Facilitating a Stakeholder Engagement Process for the IFC’s Global Policy Review

CBI designs and facilitates a stakeholder engagement process to identify stakeholder concerns about updates to the International Finance Corporation’s Safeguards Policy and Disclosure Policies. 

Background and Challenges

International finance institutions (IFIs) seek to balance stakeholder expectations for social and environmental protection with the promotion of sound and sustainable business. As the public demands more transparency and disclosure from both private and public-sector organizations, IFIs are working to develop environmental and social policies that clarify how these transparency principles apply to their investment projects.

As part of its Global Policy Review, the International Finance Corporation (IFC) – the private arm of the World Bank – sought to update its Safeguards Policy and Disclosure Policies as a means of promoting efficiency and accountability in its development projects. The process was intended to comprehensively examine minimum safeguard requirements applicable to IFC projects; make them easier to use; address major issue gaps as appropriate; and emphasize the concept of sustainability.

CBI was retained by IFC to design and facilitate an external stakeholder engagement process to discuss the draft policies as part of the review process. 

The CBI Approach

CBI partners with IFC and local facilitators to facilitate four regional workshops with businesses, NGOs, and governments, and summarizes stakeholders’ points of consensus and disagreement about the IFC’s draft policies.

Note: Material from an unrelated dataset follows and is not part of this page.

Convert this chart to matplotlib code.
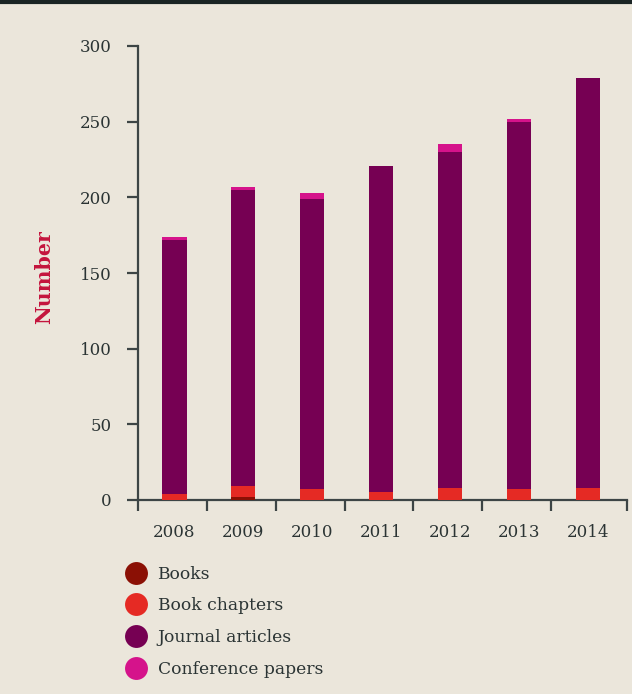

CBI and IFC jointly designed four regional consultation workshops on the Safeguard Policies and Disclosure Policy. These workshops provided an opportunity for engagement with private sector organizations, civil society organizations, governments and international organizations from each of the following regions:

  • Latin America and the Caribbean (workshop held in Rio de Janeiro, Brazil);
  • Asia (workshop held in Manila, Philippines)
  • Sub-Saharan Africa (workshop held in Nairobi, Kenya)
  • Europe, Central Asia, and Middle East (workshop held in Istanbul, Turkey)

CBI designed the engagement process not only to maximize opportunities to discuss the draft policies with knowledgeable stakeholders, but also to jointly explore ways to improve the Safeguards. The process also sought to ensure that policies could be implemented by IFC and its clients within a reasonable time and at a reasonable cost.

Working with local facilitators, the CBI team used a comprehensive set of ground rules to prepare participants for the meetings and manage the conversation. CBI summarized key issues discussed at the workshops, with a focus on specific comments and suggestions for the policies themselves. To encourage candid discussion, CBI did not attribute comments to individuals, but rather captured key areas of consensus and disagreement.


The IFC produces revised Performance Standards based on stakeholder comments.

Following the stakeholder engagement process, the finalized standards were released by the IFC. The revised standards presented a new mechanism for deciding, investment-by-investment, where the bar on environmental and social performance should be placed. Of the eight Performance Standards, the linchpin was PS 1, which reframed the way in which environmental and social issues are handled. No longer do clients commission isolated ESIA studies, or outsource to external consultants. Instead, PS1 presents the standards as a single, comprehensive risk and opportunities framework, fully integrated within the core business procedure of the investment project itself.